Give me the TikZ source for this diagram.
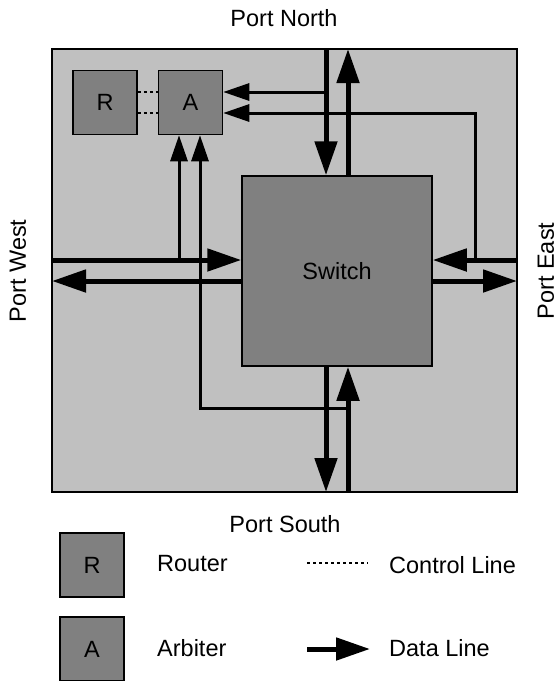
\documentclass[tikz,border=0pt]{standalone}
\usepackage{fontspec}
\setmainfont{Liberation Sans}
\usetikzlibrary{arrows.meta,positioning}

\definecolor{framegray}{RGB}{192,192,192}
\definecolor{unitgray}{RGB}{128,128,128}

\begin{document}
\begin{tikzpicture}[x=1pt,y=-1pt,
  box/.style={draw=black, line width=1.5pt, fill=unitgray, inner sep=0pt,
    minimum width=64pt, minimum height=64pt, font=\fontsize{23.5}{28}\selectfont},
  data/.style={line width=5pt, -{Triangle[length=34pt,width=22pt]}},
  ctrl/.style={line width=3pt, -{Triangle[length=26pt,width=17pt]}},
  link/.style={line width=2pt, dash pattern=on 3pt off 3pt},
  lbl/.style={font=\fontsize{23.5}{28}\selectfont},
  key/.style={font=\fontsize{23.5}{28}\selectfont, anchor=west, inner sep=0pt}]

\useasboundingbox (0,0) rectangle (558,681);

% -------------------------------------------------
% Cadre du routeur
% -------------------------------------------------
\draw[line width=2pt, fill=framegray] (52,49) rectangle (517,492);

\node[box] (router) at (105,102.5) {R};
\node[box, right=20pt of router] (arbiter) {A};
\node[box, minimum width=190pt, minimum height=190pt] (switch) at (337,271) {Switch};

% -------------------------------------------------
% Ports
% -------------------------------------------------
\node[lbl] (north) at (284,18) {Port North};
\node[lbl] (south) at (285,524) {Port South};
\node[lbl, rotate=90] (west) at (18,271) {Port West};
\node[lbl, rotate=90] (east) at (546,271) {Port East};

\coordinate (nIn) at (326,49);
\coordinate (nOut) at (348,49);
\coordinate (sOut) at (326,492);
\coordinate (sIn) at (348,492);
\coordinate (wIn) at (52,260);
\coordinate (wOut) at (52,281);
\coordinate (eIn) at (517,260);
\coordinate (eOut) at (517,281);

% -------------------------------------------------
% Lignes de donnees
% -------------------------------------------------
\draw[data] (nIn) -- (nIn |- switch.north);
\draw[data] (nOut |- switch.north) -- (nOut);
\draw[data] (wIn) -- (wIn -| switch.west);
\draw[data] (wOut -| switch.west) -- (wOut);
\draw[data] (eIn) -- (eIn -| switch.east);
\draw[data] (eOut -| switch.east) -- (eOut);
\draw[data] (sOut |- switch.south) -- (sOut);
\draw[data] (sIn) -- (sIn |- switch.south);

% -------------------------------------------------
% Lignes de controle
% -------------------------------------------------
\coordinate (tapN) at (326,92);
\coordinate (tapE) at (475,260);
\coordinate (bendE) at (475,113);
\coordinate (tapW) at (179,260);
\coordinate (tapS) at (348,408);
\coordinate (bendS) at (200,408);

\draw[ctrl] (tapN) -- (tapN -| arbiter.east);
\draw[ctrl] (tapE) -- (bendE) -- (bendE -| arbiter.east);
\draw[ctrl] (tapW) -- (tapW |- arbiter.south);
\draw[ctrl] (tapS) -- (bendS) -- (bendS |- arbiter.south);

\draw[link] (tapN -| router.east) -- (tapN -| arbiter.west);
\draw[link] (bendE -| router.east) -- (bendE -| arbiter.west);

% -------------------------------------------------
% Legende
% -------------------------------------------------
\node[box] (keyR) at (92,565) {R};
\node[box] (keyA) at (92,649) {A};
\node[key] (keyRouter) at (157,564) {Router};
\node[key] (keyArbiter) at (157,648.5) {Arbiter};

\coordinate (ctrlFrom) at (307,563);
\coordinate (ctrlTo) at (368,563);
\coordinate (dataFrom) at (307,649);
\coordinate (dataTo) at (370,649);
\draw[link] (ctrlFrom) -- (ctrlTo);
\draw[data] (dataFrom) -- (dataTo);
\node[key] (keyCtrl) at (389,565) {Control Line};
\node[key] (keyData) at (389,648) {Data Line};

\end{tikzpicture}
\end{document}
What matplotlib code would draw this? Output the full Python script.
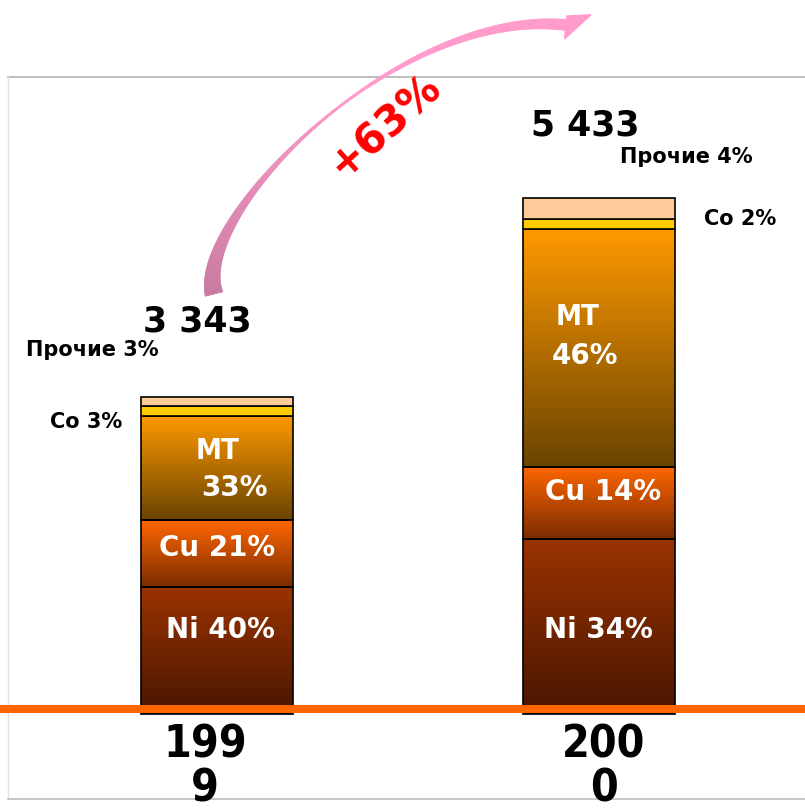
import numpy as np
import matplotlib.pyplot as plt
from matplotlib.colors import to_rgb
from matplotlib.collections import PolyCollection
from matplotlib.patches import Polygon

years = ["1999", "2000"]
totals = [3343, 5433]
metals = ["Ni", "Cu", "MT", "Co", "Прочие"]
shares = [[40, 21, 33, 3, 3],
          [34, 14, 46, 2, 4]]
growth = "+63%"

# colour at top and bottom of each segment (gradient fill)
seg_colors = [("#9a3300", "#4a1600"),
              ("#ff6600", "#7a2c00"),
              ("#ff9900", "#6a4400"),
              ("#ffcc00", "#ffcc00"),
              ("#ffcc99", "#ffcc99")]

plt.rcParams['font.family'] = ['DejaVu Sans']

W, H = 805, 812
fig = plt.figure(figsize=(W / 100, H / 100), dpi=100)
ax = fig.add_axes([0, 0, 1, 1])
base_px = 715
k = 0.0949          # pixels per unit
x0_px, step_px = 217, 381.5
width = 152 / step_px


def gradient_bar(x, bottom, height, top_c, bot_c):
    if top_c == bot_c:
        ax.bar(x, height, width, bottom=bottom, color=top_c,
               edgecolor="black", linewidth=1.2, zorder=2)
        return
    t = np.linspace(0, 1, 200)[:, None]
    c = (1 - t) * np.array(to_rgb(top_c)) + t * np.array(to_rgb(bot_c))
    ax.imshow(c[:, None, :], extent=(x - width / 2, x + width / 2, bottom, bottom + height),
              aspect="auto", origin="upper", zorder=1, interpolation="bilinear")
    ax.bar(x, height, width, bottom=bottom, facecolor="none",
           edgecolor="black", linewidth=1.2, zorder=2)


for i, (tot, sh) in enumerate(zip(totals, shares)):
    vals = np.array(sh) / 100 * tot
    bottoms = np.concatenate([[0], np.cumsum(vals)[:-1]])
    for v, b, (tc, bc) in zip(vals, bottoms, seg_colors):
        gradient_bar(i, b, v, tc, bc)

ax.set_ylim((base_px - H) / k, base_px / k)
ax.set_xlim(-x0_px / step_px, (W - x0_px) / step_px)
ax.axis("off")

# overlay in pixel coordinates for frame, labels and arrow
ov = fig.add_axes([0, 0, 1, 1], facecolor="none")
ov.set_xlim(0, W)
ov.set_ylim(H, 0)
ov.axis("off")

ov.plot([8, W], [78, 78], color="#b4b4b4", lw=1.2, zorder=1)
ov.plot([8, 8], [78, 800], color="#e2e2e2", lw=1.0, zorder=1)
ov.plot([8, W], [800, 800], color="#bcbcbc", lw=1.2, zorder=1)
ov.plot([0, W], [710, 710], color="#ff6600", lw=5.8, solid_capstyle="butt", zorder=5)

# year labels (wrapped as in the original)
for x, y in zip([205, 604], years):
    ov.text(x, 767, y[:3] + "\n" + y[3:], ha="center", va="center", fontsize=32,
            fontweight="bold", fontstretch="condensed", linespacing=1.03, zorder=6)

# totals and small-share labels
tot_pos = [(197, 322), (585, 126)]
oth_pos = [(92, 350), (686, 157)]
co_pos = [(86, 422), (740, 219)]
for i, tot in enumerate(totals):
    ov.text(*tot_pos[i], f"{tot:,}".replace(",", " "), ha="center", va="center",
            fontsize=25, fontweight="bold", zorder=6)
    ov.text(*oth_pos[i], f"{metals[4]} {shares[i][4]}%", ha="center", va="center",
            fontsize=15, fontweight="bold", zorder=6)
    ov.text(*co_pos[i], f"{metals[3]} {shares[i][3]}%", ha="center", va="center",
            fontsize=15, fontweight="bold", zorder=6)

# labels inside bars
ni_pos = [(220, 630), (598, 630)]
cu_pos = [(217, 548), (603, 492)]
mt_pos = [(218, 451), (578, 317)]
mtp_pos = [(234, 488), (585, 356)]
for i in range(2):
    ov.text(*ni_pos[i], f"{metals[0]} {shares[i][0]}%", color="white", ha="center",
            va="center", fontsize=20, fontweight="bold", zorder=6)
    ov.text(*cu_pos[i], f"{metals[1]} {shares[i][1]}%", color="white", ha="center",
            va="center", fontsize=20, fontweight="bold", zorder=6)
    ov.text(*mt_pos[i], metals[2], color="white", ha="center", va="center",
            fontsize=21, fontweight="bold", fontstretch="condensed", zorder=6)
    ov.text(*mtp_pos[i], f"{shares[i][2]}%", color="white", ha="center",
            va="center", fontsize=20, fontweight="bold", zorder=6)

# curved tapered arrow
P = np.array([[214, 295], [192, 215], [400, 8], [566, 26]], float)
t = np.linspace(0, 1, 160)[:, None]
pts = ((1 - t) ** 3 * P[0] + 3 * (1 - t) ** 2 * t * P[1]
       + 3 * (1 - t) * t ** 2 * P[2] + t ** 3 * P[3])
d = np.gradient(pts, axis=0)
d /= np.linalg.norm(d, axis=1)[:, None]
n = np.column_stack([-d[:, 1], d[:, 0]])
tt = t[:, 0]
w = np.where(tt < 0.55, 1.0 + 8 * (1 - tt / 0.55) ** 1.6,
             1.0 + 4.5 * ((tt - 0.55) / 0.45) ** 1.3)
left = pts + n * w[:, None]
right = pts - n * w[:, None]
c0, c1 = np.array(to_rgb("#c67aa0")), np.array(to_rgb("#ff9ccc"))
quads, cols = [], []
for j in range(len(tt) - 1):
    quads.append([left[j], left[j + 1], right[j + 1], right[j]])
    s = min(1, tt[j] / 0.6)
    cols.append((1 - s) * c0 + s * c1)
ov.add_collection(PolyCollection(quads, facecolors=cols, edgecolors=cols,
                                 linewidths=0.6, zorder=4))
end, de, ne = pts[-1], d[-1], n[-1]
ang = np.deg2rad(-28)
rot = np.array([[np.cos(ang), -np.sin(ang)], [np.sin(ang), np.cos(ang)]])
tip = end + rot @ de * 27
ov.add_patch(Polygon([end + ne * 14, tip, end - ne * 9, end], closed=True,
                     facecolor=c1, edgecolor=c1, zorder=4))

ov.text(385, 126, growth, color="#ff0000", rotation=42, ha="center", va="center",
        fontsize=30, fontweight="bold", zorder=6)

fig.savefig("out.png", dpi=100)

- Short problem: Only a number is wanted: how many lines contain "matplotlib"?

- Task result: 5